Fidelity is expanding its presence in the digital asset sector, but instead of launching another stablecoin, the asset management giant is focusing on the financial infrastructure that supports them.
Its latest offering, the Fidelity Reserves Digital Fund (FYMXX), is a traditional money market fund designed to hold assets commonly used as backing reserves for stablecoins. The strategy signals a growing belief that the reserve layer of stablecoins could become one of the most important battlegrounds in digital finance.
A Fund Built for Stablecoin Reserves
Unlike tokenized money market funds that operate on blockchain networks, FYMXX remains a conventional investment vehicle. The fund primarily invests in highly liquid and low-risk instruments, including:
- Short-term US Treasury bills
- Repurchase agreements (repos)
- Cash-equivalent securities
Rather than replacing stablecoins, Fidelity aims to provide issuers with a regulated and scalable framework to manage the assets backing their digital dollars.
Why Reserve Management Matters
Stablecoins have become an essential part of the crypto ecosystem by offering dollar-like liquidity across exchanges, payment networks, and decentralized applications.
However, their credibility depends heavily on the quality of their reserves.
Issuers must maintain assets that are safe, liquid, and capable of meeting redemption demands during periods of market stress. As the stablecoin market expands, managing these reserves is increasingly becoming a major opportunity for traditional financial institutions.

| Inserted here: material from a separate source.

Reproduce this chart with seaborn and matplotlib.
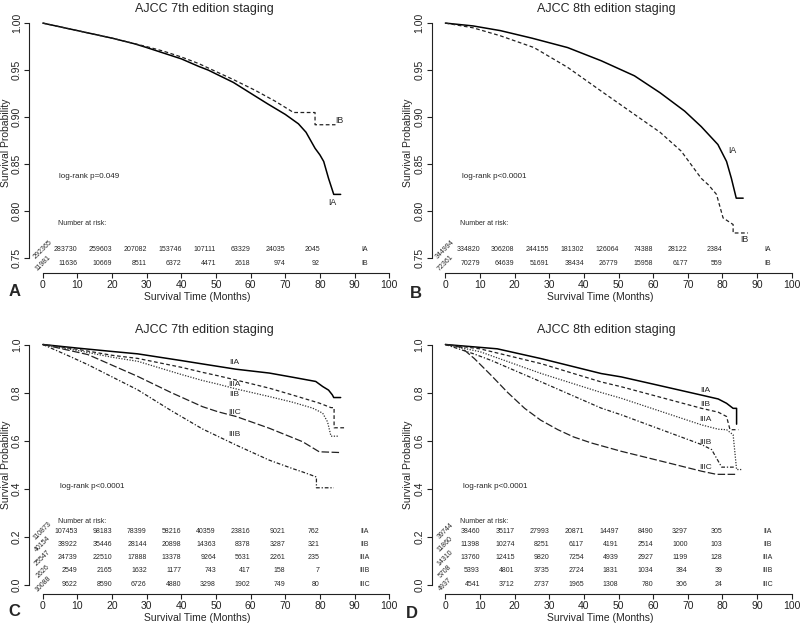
import matplotlib
matplotlib.use("Agg")
import matplotlib.pyplot as plt
from matplotlib.ticker import FormatStrFormatter
import seaborn as sns

# ---------------- curves ----------------
# A: AJCC 7th edition, stage I
a_ia_t = [0, 5, 10, 15, 20, 26.5, 30, 35, 40, 45, 47.8, 50, 55, 61.3, 65, 70, 73.8, 76, 78.6, 80, 81.1, 82.5, 84, 86]
a_ia_s = [1.0, 0.996, 0.992, 0.988, 0.984, 0.978, 0.974, 0.968, 0.962, 0.954, 0.950, 0.946, 0.937, 0.9225, 0.914,
          0.903, 0.893, 0.884, 0.867, 0.860, 0.853, 0.835, 0.818, 0.818]
a_ib_t = [0, 10, 20, 30, 35, 40, 45, 49.7, 55, 61.3, 67.1, 72.4, 78.6, 78.6, 84.5]
a_ib_s = [1.0, 0.992, 0.984, 0.975, 0.970, 0.964, 0.957, 0.949, 0.940, 0.9286, 0.917, 0.905, 0.905, 0.892, 0.892]

# B: AJCC 8th edition, stage I
b_ia_t = [0, 8, 15.9, 25, 35.3, 45, 54.6, 62, 69.1, 73.9, 78.7, 81.2, 82.6, 84, 86]
b_ia_s = [1.0, 0.997, 0.992, 0.984, 0.974, 0.960, 0.944, 0.926, 0.9065, 0.890, 0.871, 0.853, 0.835, 0.814, 0.814]
b_ib_t = [0, 8, 15.9, 25.6, 35.3, 44.9, 54.6, 62, 68.1, 73.9, 76, 78.3, 80.2, 83.1, 83.1, 87.4]
b_ib_s = [1.0, 0.995, 0.9865, 0.974, 0.953, 0.928, 0.903, 0.884, 0.864, 0.835, 0.828, 0.818, 0.793, 0.786, 0.777, 0.777]

# C: AJCC 7th edition, stage II-III
c_iia_t = [0, 10, 20, 27.4, 40, 46.1, 50.5, 55.8, 65.4, 72, 78.8, 80.8, 82.5, 83.6, 84, 86]
c_iia_s = [1.0, 0.985, 0.971, 0.961, 0.933, 0.919, 0.909, 0.897, 0.881, 0.864, 0.846, 0.825, 0.81, 0.79, 0.779, 0.779]
c_iiia_t = [0, 10, 20, 27.4, 40, 46.1, 50.5, 55.8, 65.4, 72, 79.8, 83.2, 84.1, 84.1, 87]
c_iiia_s = [1.0, 0.98, 0.955, 0.942, 0.905, 0.884, 0.870, 0.852, 0.818, 0.79, 0.756, 0.737, 0.737, 0.653, 0.653]
c_iib_t = [0, 10, 20, 27.4, 40, 46.1, 50.5, 55.8, 65.4, 72, 77.9, 80.8, 82.2, 83.2, 85.6]
c_iib_s = [1.0, 0.975, 0.947, 0.93, 0.875, 0.850, 0.835, 0.815, 0.783, 0.76, 0.735, 0.714, 0.678, 0.618, 0.618]
c_iiic_t = [0, 13, 27.4, 37, 46.1, 50.5, 55.8, 65.4, 75, 79.8, 85.6]
c_iiic_s = [1.0, 0.958, 0.867, 0.80, 0.741, 0.72, 0.70, 0.651, 0.595, 0.553, 0.550]
c_iiib_t = [0, 7.7, 13, 27.4, 37, 46.1, 55.8, 65.4, 72.1, 75, 79, 79, 84]
c_iiib_s = [1.0, 0.951, 0.916, 0.811, 0.725, 0.648, 0.581, 0.518, 0.483, 0.469, 0.448, 0.403, 0.403]

# D: AJCC 8th edition, stage II-III
d_iia_t = [0, 8.4, 15, 27.7, 45, 50.8, 60, 74, 78.8, 81.2, 83.1, 84.1, 84.1]
d_iia_s = [1.0, 0.99, 0.982, 0.941, 0.879, 0.865, 0.835, 0.789, 0.773, 0.755, 0.734, 0.734, 0.668]
d_iib_t = [0, 10, 27.7, 45, 50.8, 74, 78.8, 81.2, 82.2, 84.6]
d_iib_s = [1.0, 0.982, 0.920, 0.844, 0.824, 0.734, 0.718, 0.70, 0.645, 0.645]
d_iiia_t = [0, 10, 27.7, 45, 50.8, 74, 78.8, 81.2, 83.1, 84.1, 85.5]
d_iiia_s = [1.0, 0.97, 0.879, 0.80, 0.776, 0.665, 0.647, 0.645, 0.624, 0.479, 0.479]
d_iiib_t = [0, 8.4, 13.2, 27.7, 45, 50.8, 74, 76.9, 78.8, 79.8, 83.7]
d_iiib_s = [1.0, 0.96, 0.934, 0.844, 0.735, 0.707, 0.583, 0.562, 0.514, 0.489, 0.489]
d_iiic_t = [0, 4.5, 8.4, 13.2, 18, 22.9, 27.5, 32.5, 37, 42.1, 50.8, 64.3, 74, 78.3, 84]
d_iiic_s = [1.0, 0.989, 0.941, 0.872, 0.80, 0.734, 0.685, 0.645, 0.615, 0.59, 0.555, 0.507, 0.472, 0.459, 0.459]

# ---------------- number at risk (months 0, 10, ..., 80) ----------------
risk_months = [0, 10, 20, 30, 40, 50, 60, 70, 80]
a_risk_ia = [292365, 283730, 259603, 207082, 153746, 107111, 63329, 24035, 2045]
a_risk_ib = [11981, 11636, 10669, 8511, 6372, 4471, 2618, 974, 92]
b_risk_ia = [344994, 334820, 306208, 244155, 181302, 126064, 74388, 28122, 2384]
b_risk_ib = [72361, 70279, 64639, 51691, 38434, 26779, 15958, 6177, 559]
c_risk_iia = [110873, 107453, 98183, 78399, 58216, 40359, 23816, 9021, 762]
c_risk_iib = [40154, 38922, 35446, 28144, 20898, 14363, 8378, 3287, 321]
c_risk_iiia = [25547, 24739, 22510, 17888, 13378, 9264, 5631, 2261, 235]
c_risk_iiib = [2626, 2549, 2165, 1632, 1177, 743, 417, 158, 7]
c_risk_iiic = [10088, 9622, 8590, 6726, 4880, 3298, 1902, 749, 80]
d_risk_iia = [39744, 38460, 35117, 27993, 20871, 14497, 8490, 3297, 305]
d_risk_iib = [11860, 11398, 10274, 8251, 6117, 4191, 2514, 1000, 103]
d_risk_iiia = [14310, 13760, 12415, 9820, 7254, 4939, 2927, 1199, 128]
d_risk_iiib = [5708, 5393, 4801, 3735, 2724, 1831, 1034, 384, 39]
d_risk_iiic = [4937, 4541, 3712, 2737, 1965, 1308, 780, 306, 24]

sns.set_theme(style="ticks")
plt.rcParams["font.family"] = ["Liberation Sans", "DejaVu Sans"]

# line styles (R lty look)
SOLID = dict(color="black", linewidth=1.1, linestyle="-")
DASH = dict(color="#222222", linewidth=0.9, linestyle=(0, (3, 2)))
DOT = dict(color="#333333", linewidth=0.9, linestyle=(0, (1, 1.2)))
DASHDOT = dict(color="#222222", linewidth=0.9, linestyle=(0, (3, 1.5, 1, 1.5)))
LONGDASH = dict(color="#222222", linewidth=0.9, linestyle=(0, (6, 2)))

W, H = 800, 626
fig = plt.figure(figsize=(W / 100, H / 100), dpi=100)


def make_ax(left_px, bottom_px):
    return fig.add_axes([left_px / W, 1 - bottom_px / H, 374 / W, 259.2 / H])


def style_ax(ax, ylim, yticks, yfmt, title):
    ax.set_xlim(-4, 104)
    ax.set_ylim(*ylim)
    ax.set_xticks(range(0, 101, 10))
    ax.set_yticks(yticks)
    ax.yaxis.set_major_formatter(FormatStrFormatter(yfmt))
    for s in ["top", "right"]:
        ax.spines[s].set_visible(False)
    ax.spines["left"].set_bounds(yticks[0], yticks[-1])
    ax.spines["bottom"].set_bounds(0, 100)
    for s in ["left", "bottom"]:
        ax.spines[s].set_linewidth(0.8)
        ax.spines[s].set_color("#222222")
    ax.tick_params(axis="both", length=3.5, width=0.8, pad=1.5, labelsize=7.5, colors="#222222")
    for lab in ax.get_yticklabels():
        lab.set_rotation(90)
        lab.set_va("center")
    ax.set_xlabel("Survival Time (Months)", fontsize=7.5)
    ax.xaxis.set_label_coords(0.45, -0.092)
    ax.xaxis.label.set_va("center")
    ax.set_ylabel("Survival Probability", fontsize=7.5)
    ax.yaxis.set_label_coords(-0.062, 0.5)
    ax.yaxis.label.set_va("center")
    ax.text(0.468, 1.007, title, transform=ax.transAxes, ha="center", va="baseline", fontsize=9)


def risk_table(ax, rows, names, header_y, row_y0, step):
    tr = ax.get_xaxis_transform()
    ax.text(4.3, header_y, "Number at risk:", transform=tr, fontsize=5, ha="left", va="center")
    for i, (vals, name) in enumerate(zip(rows, names)):
        y = row_y0 - i * step
        ax.text(risk_months[0], y, str(vals[0]), transform=tr, fontsize=5, rotation=45,
                ha="center", va="center", rotation_mode="anchor")
        for m, v in zip(risk_months[1:], vals[1:]):
            ax.text(m, y, str(v), transform=tr, fontsize=5, ha="right", va="center")
        ax.text(93, y, name, transform=tr, fontsize=5, ha="center", va="center")


# ---------------- A ----------------
ax = make_ax(29, 272.7)
sns.lineplot(x=a_ia_t, y=a_ia_s, ax=ax, estimator=None, sort=False, **SOLID)
sns.lineplot(x=a_ib_t, y=a_ib_s, ax=ax, estimator=None, sort=False, **DASH)
style_ax(ax, (0.7348, 1.0102), [0.75, 0.80, 0.85, 0.90, 0.95, 1.00], "%.2f", "AJCC 7th edition staging")
ax.text(85.5, 0.897, "IB", fontsize=6.3, ha="center", va="center")
ax.text(83.6, 0.809, "IA", fontsize=6.3, ha="center", va="center")
ax.text(4.8, 0.370, "log-rank p=0.049", transform=ax.get_xaxis_transform(), fontsize=5.8, va="center")
risk_table(ax, [a_risk_ia, a_risk_ib], ["IA", "IB"], 0.1906, 0.0876, 0.0513)

# ---------------- B ----------------
ax = make_ax(431.5, 272.7)
sns.lineplot(x=b_ia_t, y=b_ia_s, ax=ax, estimator=None, sort=False, **SOLID)
sns.lineplot(x=b_ib_t, y=b_ib_s, ax=ax, estimator=None, sort=False, **DASH)
style_ax(ax, (0.7348, 1.0102), [0.75, 0.80, 0.85, 0.90, 0.95, 1.00], "%.2f", "AJCC 8th edition staging")
ax.text(81.6, 0.865, "IA", fontsize=6.3, ha="left", va="center")
ax.text(86.3, 0.770, "IB", fontsize=6.3, ha="center", va="center")
ax.text(4.8, 0.370, "log-rank p<0.0001", transform=ax.get_xaxis_transform(), fontsize=5.8, va="center")
risk_table(ax, [b_risk_ia, b_risk_ib], ["IA", "IB"], 0.1906, 0.0876, 0.0513)

stage_names = ["IIA", "IIB", "IIIA", "IIIB", "IIIC"]

# ---------------- C ----------------
ax = make_ax(29, 594.1)
sns.lineplot(x=c_iia_t, y=c_iia_s, ax=ax, estimator=None, sort=False, **SOLID)
sns.lineplot(x=c_iiia_t, y=c_iiia_s, ax=ax, estimator=None, sort=False, **DASH)
sns.lineplot(x=c_iib_t, y=c_iib_s, ax=ax, estimator=None, sort=False, **DOT)
sns.lineplot(x=c_iiic_t, y=c_iiic_s, ax=ax, estimator=None, sort=False, **LONGDASH)
sns.lineplot(x=c_iiib_t, y=c_iiib_s, ax=ax, estimator=None, sort=False, **DASHDOT)
style_ax(ax, (-0.04, 1.04), [0.0, 0.2, 0.4, 0.6, 0.8, 1.0], "%.1f", "AJCC 7th edition staging")
for name, y in zip(["IIA", "IIIA", "IIB", "IIIC", "IIIB"], [0.923, 0.832, 0.79, 0.718, 0.623]):
    ax.text(55.3, y, name, fontsize=6, ha="center", va="center")
ax.text(5.0, 0.414, "log-rank p<0.0001", transform=ax.get_xaxis_transform(), fontsize=5.8, va="center")
risk_table(ax, [c_risk_iia, c_risk_iib, c_risk_iiia, c_risk_iiib, c_risk_iiic], stage_names,
           0.281, 0.2434, 0.0514)

# ---------------- D ----------------
ax = make_ax(431.5, 594.1)
sns.lineplot(x=d_iia_t, y=d_iia_s, ax=ax, estimator=None, sort=False, **SOLID)
sns.lineplot(x=d_iib_t, y=d_iib_s, ax=ax, estimator=None, sort=False, **DASH)
sns.lineplot(x=d_iiia_t, y=d_iiia_s, ax=ax, estimator=None, sort=False, **DOT)
sns.lineplot(x=d_iiib_t, y=d_iiib_s, ax=ax, estimator=None, sort=False, **DASHDOT)
sns.lineplot(x=d_iiic_t, y=d_iiic_s, ax=ax, estimator=None, sort=False, **LONGDASH)
style_ax(ax, (-0.04, 1.04), [0.0, 0.2, 0.4, 0.6, 0.8, 1.0], "%.1f", "AJCC 8th edition staging")
for name, y in zip(stage_names, [0.81, 0.748, 0.686, 0.59, 0.489]):
    ax.text(75.1, y, name, fontsize=6, ha="center", va="center")
ax.text(5.0, 0.414, "log-rank p<0.0001", transform=ax.get_xaxis_transform(), fontsize=5.8, va="center")
risk_table(ax, [d_risk_iia, d_risk_iib, d_risk_iiia, d_risk_iiib, d_risk_iiic], stage_names,
           0.281, 0.2434, 0.0514)

# panel letters
for letter, (px, py) in zip("ABCD", [(15, 291), (416, 293), (14, 612), (412, 614)]):
    fig.text(px / W, 1 - py / H, letter, fontsize=12, fontweight="bold", ha="center", va="center")

fig.savefig("out.png", dpi=100, facecolor="white")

Fidelity’s FYMXX positions the firm directly in this growing segment by offering infrastructure rather than the token itself.
Positioned for a Regulated Future
The launch also comes as lawmakers in the United States continue to debate comprehensive stablecoin legislation.
Fidelity has indicated that FYMXX is structured with reserve requirements proposed under the GENIUS Act in mind. While regulatory standards may continue to evolve, the move demonstrates how large financial institutions are preparing for a future where stablecoin reserves are subject to stricter oversight and institutional standards.
For issuers, partnering with established money managers could simplify compliance, improve reserve transparency, and strengthen investor confidence.
Risks Remain
Despite the opportunity, Fidelity also acknowledges the risks associated with reserve management.
A major stablecoin experiencing a depeg event, regulatory challenge, or sudden wave of redemptions could create significant liquidity pressure. Funds heavily exposed to reserve management may face concentrated redemption demands during periods of market stress.
In other words, as stablecoins scale, the risks linked to their reserves may also grow.
A New Competitive Arena
Fidelity’s latest move highlights an important shift in the digital asset industry.
The competition is no longer limited to issuing stablecoins. Increasingly, firms are competing to control the infrastructure that powers them—from reserve assets and liquidity management to settlement and compliance.
The stablecoins themselves may live on blockchain networks, but the financial foundations supporting them are rapidly becoming a major institutional business.
And FYMXX is Fidelity’s latest step into that evolving landscape.